Saturday, May 4, 2024

GOOD TIMES

 The front piece over at Chant du Depart gave me a little flashback to some of the days and nights on my first ship. She was famously known as the Great White Ghost of the Arabian Coast on account of the fact that she was covered from bow to stern and from the upper works down to the waterline in very clean white paint. See here how she closely resembles Sarge's frontpiece.

It was my first ship and I had the privilege to be the great ship's Auxiliary Officer which meant that I was in charge of all the truly important things on that ship. I hear you sniggering. I can live with it. When the Shellbacks hauled my guilty butt in front of King Neptune I was charged with the very thing I used to harp about. 'Violating Air Conditioning Boundaries.' It was an intolerable charge!
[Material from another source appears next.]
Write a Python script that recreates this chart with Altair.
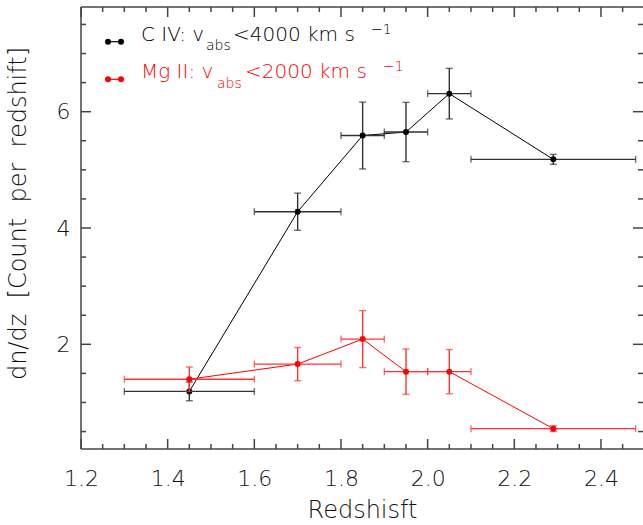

When you pissed off the LDO LT who was the Electrical Officer he would send the electricians on a hunt for grounds outside your office or stateroom every single time you turned on your precious Commodore 64 computer. Up and down they would walk ruthlessly flipping circuit breakers causing the power to fail, selectively, until they heard screams of outrage. 

Anger the Auxiliaries Officer beyond human endurance in the hot and humid waters of the Persian Gulf or the Red Sea and suddenly, for no reason at all, your air conditioner would stop working. "Waiting on parts"  we would cleverly say and thus shift all the blame and ire onto the Supply Officer, and he deserved it.

While my nemeses were really just the Electronic Materials Officer (little villain), the real enemies of man and God were the First LT and the Ship's Bosun (Evil villain 1 and 2). Let us just say that when the Bosun received his follow-on orders on his departure from the ship he was off to be the Officer-in-Charge of the Correctional Custody Unit the Navy had in Texas and everyone onboard felt very sorry for those poor bastards. I don't recall what happened to the First LT. He was promoted to LCDR about 3 months after I reported aboard but I persisted in calling him Tim. He didn't like that.

Did I mention what happens when Evil Villains 1 or 2 pissed off the Main Propulsion Assistant? He and I were the only Line Officers in the Engineering Department. The rest of them were Chiefs or Limited Duty Officers. They tried to teach me everything they knew. 

The Chief Engineer when I reported was named Sid and it was 1984 so he was of course referred to by one and all as Sid Vicious. He was a former Machinist and subscribed to half a dozen hotrod magazines and he'd have me come alongside periodically to point out a particularly spectacular chromed engine and ask why none of the 14 boat engines I had ever looked like that. Didn't I have an electroplate rig buried somewhere in the bowels of the Lower Vehicle Deck and couldn't I get the Chief to chrome the valve covers? That'd be a start he'd say. His replacement has been a Chief Boiler Tech before taking a commission.

Back to the MPA and the Boilers Officer. They were infrequent targets of the Deck Apes but something went amiss from time to time and perhaps one of the infinite number of useless Bosun's Mates Chiefs would get into it with the wrong guy and since the ship was white all over except for the Masts above a certain height, it was always being painted but you see there is a thing one has to do with Main Propulsion Boilers. It's mandatory. It's all about Boiler Chemistry and keeping the metal good forever. Every now and then you have to conduct a bottom blow or/and surface blows on the things and we usually did it at night because it makes a mess. I mean all kinds of soot-black sticky crap comes flying up out of the stack and settled affectionately on every single freshly painted white surface on the ship.

As I recall there was some serious rage the second time it happened in 3 days. It goes without saying that nobody in Main Control would undertake to bottom blow a boiler without first obtaining permission from, wait for it, the Officer of the Deck. Sometimes I'd take the deck at midnight and the Engineering Officer of the Watch would call me up on the 21 MC and request permission to blow tubes and of course, not being informed of the Deck Department's painting depredations, I'd cheerfully authorize it. Or the CHENG would. 

We didn't achieve anything like the coal powered ships of the Great White Fleet but sometimes we tried our best.

3 comments:

Captain Steve said...

Hm. My recollection is that bottom and surface blows were of the boiler drums, and consisted of liquid which was expelled underwater. Blowing tubes, as you relate, was to clean economizer tubes in the stack, and could for sure make a mess topside if the wind wasn't right.

Anonymous said...

Nope. Just nope. When I was a kid in West Texas, we had a stocktank (home made pond to foreigners from outside West By God Texas). They usually held half water/half dirt just a bit before it could be called sludge. The windmill was beside it with various bits of steel pipe lying around. When I was about 6 I picked on up and threw it into the stocktank. I just disappeared in a flash, er splash. I thought "Boy, that's what the Navy builds those ships with! Nope, just nope". I preferred to play it safe and flew UH-1s in the Army. Perhaps Moma did raise a fool......

HMS Defiant said...

You hit the nail on the head there but we told them it was for the chemistry that was in it and how it was unbelievably necessary to do it just then just a few hours after the paint was dry but covered with its first evening dew. We were sciency that way.